## [Data]
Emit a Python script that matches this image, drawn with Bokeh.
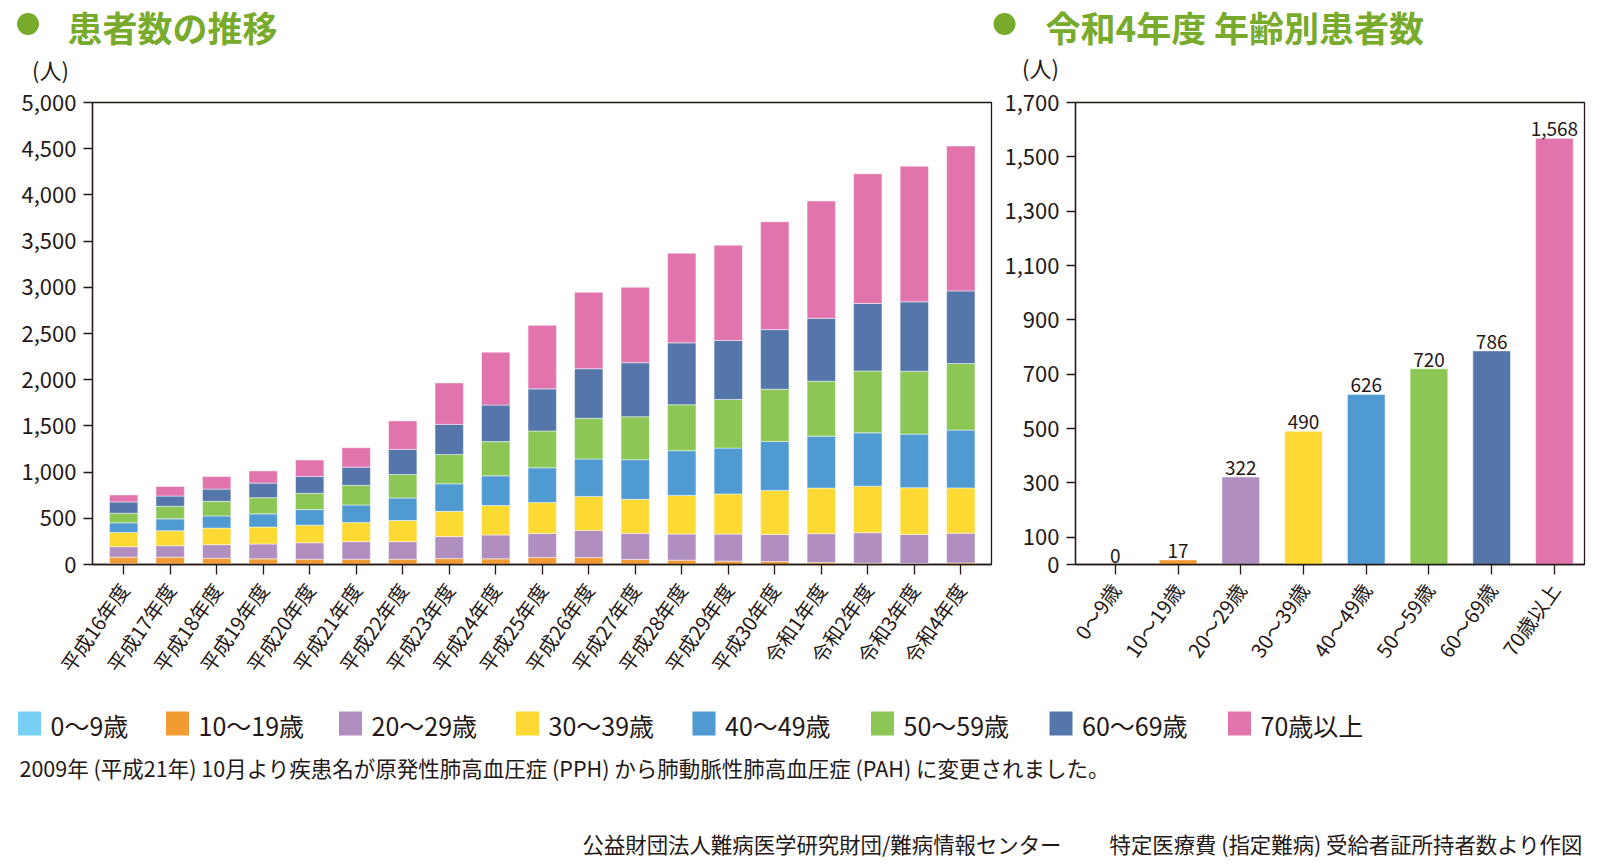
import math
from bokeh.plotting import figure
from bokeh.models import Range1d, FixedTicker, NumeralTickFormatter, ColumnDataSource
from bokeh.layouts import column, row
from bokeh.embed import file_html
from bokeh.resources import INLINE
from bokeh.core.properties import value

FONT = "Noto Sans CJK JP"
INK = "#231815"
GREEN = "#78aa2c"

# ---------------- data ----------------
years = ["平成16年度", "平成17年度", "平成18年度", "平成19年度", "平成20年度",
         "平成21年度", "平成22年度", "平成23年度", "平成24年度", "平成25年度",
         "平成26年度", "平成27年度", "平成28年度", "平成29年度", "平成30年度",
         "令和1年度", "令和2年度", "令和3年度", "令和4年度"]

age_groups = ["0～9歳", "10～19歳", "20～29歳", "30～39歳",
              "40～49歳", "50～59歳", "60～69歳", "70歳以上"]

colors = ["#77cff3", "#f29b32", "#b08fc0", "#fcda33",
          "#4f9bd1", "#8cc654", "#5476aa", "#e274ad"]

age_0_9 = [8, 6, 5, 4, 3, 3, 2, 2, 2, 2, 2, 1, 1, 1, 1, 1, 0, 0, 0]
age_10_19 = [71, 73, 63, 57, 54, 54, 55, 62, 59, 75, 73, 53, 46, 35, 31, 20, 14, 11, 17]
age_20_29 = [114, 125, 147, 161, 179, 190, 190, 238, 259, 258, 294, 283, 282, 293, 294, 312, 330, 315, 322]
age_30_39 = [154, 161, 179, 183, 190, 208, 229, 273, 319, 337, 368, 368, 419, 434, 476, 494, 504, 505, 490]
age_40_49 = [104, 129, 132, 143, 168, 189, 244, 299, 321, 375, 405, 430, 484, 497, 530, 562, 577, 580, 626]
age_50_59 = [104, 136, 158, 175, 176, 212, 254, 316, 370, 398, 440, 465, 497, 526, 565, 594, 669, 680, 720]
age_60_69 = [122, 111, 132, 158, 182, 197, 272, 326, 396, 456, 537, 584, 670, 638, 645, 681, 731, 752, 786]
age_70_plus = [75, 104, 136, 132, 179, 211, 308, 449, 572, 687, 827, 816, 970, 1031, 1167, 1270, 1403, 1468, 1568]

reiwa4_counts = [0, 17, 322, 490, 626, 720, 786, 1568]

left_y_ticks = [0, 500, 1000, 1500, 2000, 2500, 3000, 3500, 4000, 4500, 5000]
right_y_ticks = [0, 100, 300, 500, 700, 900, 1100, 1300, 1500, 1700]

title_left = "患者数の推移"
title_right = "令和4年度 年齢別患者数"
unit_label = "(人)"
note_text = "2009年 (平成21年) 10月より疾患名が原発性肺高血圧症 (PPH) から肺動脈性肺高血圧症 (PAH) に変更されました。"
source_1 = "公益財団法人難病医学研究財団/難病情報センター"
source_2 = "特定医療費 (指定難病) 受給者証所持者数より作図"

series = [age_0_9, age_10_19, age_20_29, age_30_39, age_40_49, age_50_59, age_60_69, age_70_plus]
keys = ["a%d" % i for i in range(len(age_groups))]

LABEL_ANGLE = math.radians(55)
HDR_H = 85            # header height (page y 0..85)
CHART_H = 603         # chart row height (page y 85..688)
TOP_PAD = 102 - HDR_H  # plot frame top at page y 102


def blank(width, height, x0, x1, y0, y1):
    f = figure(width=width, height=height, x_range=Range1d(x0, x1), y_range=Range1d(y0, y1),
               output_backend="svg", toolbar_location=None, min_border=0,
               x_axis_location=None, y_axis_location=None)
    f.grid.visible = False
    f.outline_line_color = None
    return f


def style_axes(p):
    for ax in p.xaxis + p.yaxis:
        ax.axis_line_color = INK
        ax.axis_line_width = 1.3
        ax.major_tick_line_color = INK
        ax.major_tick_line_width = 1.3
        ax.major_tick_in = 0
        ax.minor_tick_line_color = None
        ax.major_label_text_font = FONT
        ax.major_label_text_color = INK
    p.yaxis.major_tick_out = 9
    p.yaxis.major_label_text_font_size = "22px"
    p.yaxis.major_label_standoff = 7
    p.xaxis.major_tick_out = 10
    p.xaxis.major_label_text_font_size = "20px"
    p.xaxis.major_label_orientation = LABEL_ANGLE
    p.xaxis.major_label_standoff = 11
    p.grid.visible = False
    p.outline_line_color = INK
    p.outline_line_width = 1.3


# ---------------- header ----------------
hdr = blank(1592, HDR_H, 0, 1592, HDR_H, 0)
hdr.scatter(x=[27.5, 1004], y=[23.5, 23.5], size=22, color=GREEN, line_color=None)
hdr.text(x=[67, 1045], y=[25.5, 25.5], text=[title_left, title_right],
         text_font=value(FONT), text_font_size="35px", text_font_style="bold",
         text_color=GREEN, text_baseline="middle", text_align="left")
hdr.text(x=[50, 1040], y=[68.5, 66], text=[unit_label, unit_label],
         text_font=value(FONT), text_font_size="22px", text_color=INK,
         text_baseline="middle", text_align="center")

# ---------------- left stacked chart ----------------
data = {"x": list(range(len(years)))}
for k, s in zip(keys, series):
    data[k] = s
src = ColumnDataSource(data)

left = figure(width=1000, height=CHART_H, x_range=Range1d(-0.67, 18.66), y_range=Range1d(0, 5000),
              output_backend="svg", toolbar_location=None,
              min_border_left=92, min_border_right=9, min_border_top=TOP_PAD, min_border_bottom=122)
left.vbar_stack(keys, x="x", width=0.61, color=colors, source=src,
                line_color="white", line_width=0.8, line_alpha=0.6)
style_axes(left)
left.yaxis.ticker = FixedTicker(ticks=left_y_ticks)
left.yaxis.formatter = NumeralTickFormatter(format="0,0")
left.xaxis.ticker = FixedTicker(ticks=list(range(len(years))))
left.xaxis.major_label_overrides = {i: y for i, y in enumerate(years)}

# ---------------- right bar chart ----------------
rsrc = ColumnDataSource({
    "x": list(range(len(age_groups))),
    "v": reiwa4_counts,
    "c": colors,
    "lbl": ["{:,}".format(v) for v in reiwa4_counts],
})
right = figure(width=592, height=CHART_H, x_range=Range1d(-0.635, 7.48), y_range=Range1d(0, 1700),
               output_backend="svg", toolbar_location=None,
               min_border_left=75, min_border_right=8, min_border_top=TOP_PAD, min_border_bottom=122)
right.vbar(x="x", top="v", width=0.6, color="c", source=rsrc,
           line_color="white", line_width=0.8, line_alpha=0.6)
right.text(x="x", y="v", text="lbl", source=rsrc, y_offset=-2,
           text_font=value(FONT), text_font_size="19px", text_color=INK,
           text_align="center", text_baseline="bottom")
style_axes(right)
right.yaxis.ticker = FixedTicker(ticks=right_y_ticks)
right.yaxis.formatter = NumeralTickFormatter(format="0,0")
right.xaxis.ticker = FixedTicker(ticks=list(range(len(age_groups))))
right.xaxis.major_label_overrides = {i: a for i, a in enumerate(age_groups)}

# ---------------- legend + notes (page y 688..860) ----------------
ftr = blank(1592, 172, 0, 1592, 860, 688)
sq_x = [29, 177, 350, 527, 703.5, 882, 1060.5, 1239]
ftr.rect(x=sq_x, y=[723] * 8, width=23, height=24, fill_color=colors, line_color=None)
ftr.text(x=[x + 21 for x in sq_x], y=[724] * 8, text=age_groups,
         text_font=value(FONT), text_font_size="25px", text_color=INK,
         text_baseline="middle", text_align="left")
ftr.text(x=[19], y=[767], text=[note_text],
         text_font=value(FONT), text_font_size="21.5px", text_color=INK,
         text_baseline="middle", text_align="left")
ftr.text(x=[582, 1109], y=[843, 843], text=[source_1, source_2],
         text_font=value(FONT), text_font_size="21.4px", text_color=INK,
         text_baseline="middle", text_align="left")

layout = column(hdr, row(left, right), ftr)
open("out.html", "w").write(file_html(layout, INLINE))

## [Objective]
Repeat the lines above exactly, and keep every picture out.

## [Full solution]
Emit a Python script that matches this image, drawn with Bokeh.
import math
from bokeh.plotting import figure
from bokeh.models import Range1d, FixedTicker, NumeralTickFormatter, ColumnDataSource
from bokeh.layouts import column, row
from bokeh.embed import file_html
from bokeh.resources import INLINE
from bokeh.core.properties import value

FONT = "Noto Sans CJK JP"
INK = "#231815"
GREEN = "#78aa2c"

# ---------------- data ----------------
years = ["平成16年度", "平成17年度", "平成18年度", "平成19年度", "平成20年度",
         "平成21年度", "平成22年度", "平成23年度", "平成24年度", "平成25年度",
         "平成26年度", "平成27年度", "平成28年度", "平成29年度", "平成30年度",
         "令和1年度", "令和2年度", "令和3年度", "令和4年度"]

age_groups = ["0～9歳", "10～19歳", "20～29歳", "30～39歳",
              "40～49歳", "50～59歳", "60～69歳", "70歳以上"]

colors = ["#77cff3", "#f29b32", "#b08fc0", "#fcda33",
          "#4f9bd1", "#8cc654", "#5476aa", "#e274ad"]

age_0_9 = [8, 6, 5, 4, 3, 3, 2, 2, 2, 2, 2, 1, 1, 1, 1, 1, 0, 0, 0]
age_10_19 = [71, 73, 63, 57, 54, 54, 55, 62, 59, 75, 73, 53, 46, 35, 31, 20, 14, 11, 17]
age_20_29 = [114, 125, 147, 161, 179, 190, 190, 238, 259, 258, 294, 283, 282, 293, 294, 312, 330, 315, 322]
age_30_39 = [154, 161, 179, 183, 190, 208, 229, 273, 319, 337, 368, 368, 419, 434, 476, 494, 504, 505, 490]
age_40_49 = [104, 129, 132, 143, 168, 189, 244, 299, 321, 375, 405, 430, 484, 497, 530, 562, 577, 580, 626]
age_50_59 = [104, 136, 158, 175, 176, 212, 254, 316, 370, 398, 440, 465, 497, 526, 565, 594, 669, 680, 720]
age_60_69 = [122, 111, 132, 158, 182, 197, 272, 326, 396, 456, 537, 584, 670, 638, 645, 681, 731, 752, 786]
age_70_plus = [75, 104, 136, 132, 179, 211, 308, 449, 572, 687, 827, 816, 970, 1031, 1167, 1270, 1403, 1468, 1568]

reiwa4_counts = [0, 17, 322, 490, 626, 720, 786, 1568]

left_y_ticks = [0, 500, 1000, 1500, 2000, 2500, 3000, 3500, 4000, 4500, 5000]
right_y_ticks = [0, 100, 300, 500, 700, 900, 1100, 1300, 1500, 1700]

title_left = "患者数の推移"
title_right = "令和4年度 年齢別患者数"
unit_label = "(人)"
note_text = "2009年 (平成21年) 10月より疾患名が原発性肺高血圧症 (PPH) から肺動脈性肺高血圧症 (PAH) に変更されました。"
source_1 = "公益財団法人難病医学研究財団/難病情報センター"
source_2 = "特定医療費 (指定難病) 受給者証所持者数より作図"

series = [age_0_9, age_10_19, age_20_29, age_30_39, age_40_49, age_50_59, age_60_69, age_70_plus]
keys = ["a%d" % i for i in range(len(age_groups))]

LABEL_ANGLE = math.radians(55)
HDR_H = 85            # header height (page y 0..85)
CHART_H = 603         # chart row height (page y 85..688)
TOP_PAD = 102 - HDR_H  # plot frame top at page y 102


def blank(width, height, x0, x1, y0, y1):
    f = figure(width=width, height=height, x_range=Range1d(x0, x1), y_range=Range1d(y0, y1),
               output_backend="svg", toolbar_location=None, min_border=0,
               x_axis_location=None, y_axis_location=None)
    f.grid.visible = False
    f.outline_line_color = None
    return f


def style_axes(p):
    for ax in p.xaxis + p.yaxis:
        ax.axis_line_color = INK
        ax.axis_line_width = 1.3
        ax.major_tick_line_color = INK
        ax.major_tick_line_width = 1.3
        ax.major_tick_in = 0
        ax.minor_tick_line_color = None
        ax.major_label_text_font = FONT
        ax.major_label_text_color = INK
    p.yaxis.major_tick_out = 9
    p.yaxis.major_label_text_font_size = "22px"
    p.yaxis.major_label_standoff = 7
    p.xaxis.major_tick_out = 10
    p.xaxis.major_label_text_font_size = "20px"
    p.xaxis.major_label_orientation = LABEL_ANGLE
    p.xaxis.major_label_standoff = 11
    p.grid.visible = False
    p.outline_line_color = INK
    p.outline_line_width = 1.3


# ---------------- header ----------------
hdr = blank(1592, HDR_H, 0, 1592, HDR_H, 0)
hdr.scatter(x=[27.5, 1004], y=[23.5, 23.5], size=22, color=GREEN, line_color=None)
hdr.text(x=[67, 1045], y=[25.5, 25.5], text=[title_left, title_right],
         text_font=value(FONT), text_font_size="35px", text_font_style="bold",
         text_color=GREEN, text_baseline="middle", text_align="left")
hdr.text(x=[50, 1040], y=[68.5, 66], text=[unit_label, unit_label],
         text_font=value(FONT), text_font_size="22px", text_color=INK,
         text_baseline="middle", text_align="center")

# ---------------- left stacked chart ----------------
data = {"x": list(range(len(years)))}
for k, s in zip(keys, series):
    data[k] = s
src = ColumnDataSource(data)

left = figure(width=1000, height=CHART_H, x_range=Range1d(-0.67, 18.66), y_range=Range1d(0, 5000),
              output_backend="svg", toolbar_location=None,
              min_border_left=92, min_border_right=9, min_border_top=TOP_PAD, min_border_bottom=122)
left.vbar_stack(keys, x="x", width=0.61, color=colors, source=src,
                line_color="white", line_width=0.8, line_alpha=0.6)
style_axes(left)
left.yaxis.ticker = FixedTicker(ticks=left_y_ticks)
left.yaxis.formatter = NumeralTickFormatter(format="0,0")
left.xaxis.ticker = FixedTicker(ticks=list(range(len(years))))
left.xaxis.major_label_overrides = {i: y for i, y in enumerate(years)}

# ---------------- right bar chart ----------------
rsrc = ColumnDataSource({
    "x": list(range(len(age_groups))),
    "v": reiwa4_counts,
    "c": colors,
    "lbl": ["{:,}".format(v) for v in reiwa4_counts],
})
right = figure(width=592, height=CHART_H, x_range=Range1d(-0.635, 7.48), y_range=Range1d(0, 1700),
               output_backend="svg", toolbar_location=None,
               min_border_left=75, min_border_right=8, min_border_top=TOP_PAD, min_border_bottom=122)
right.vbar(x="x", top="v", width=0.6, color="c", source=rsrc,
           line_color="white", line_width=0.8, line_alpha=0.6)
right.text(x="x", y="v", text="lbl", source=rsrc, y_offset=-2,
           text_font=value(FONT), text_font_size="19px", text_color=INK,
           text_align="center", text_baseline="bottom")
style_axes(right)
right.yaxis.ticker = FixedTicker(ticks=right_y_ticks)
right.yaxis.formatter = NumeralTickFormatter(format="0,0")
right.xaxis.ticker = FixedTicker(ticks=list(range(len(age_groups))))
right.xaxis.major_label_overrides = {i: a for i, a in enumerate(age_groups)}

# ---------------- legend + notes (page y 688..860) ----------------
ftr = blank(1592, 172, 0, 1592, 860, 688)
sq_x = [29, 177, 350, 527, 703.5, 882, 1060.5, 1239]
ftr.rect(x=sq_x, y=[723] * 8, width=23, height=24, fill_color=colors, line_color=None)
ftr.text(x=[x + 21 for x in sq_x], y=[724] * 8, text=age_groups,
         text_font=value(FONT), text_font_size="25px", text_color=INK,
         text_baseline="middle", text_align="left")
ftr.text(x=[19], y=[767], text=[note_text],
         text_font=value(FONT), text_font_size="21.5px", text_color=INK,
         text_baseline="middle", text_align="left")
ftr.text(x=[582, 1109], y=[843, 843], text=[source_1, source_2],
         text_font=value(FONT), text_font_size="21.4px", text_color=INK,
         text_baseline="middle", text_align="left")

layout = column(hdr, row(left, right), ftr)
open("out.html", "w").write(file_html(layout, INLINE))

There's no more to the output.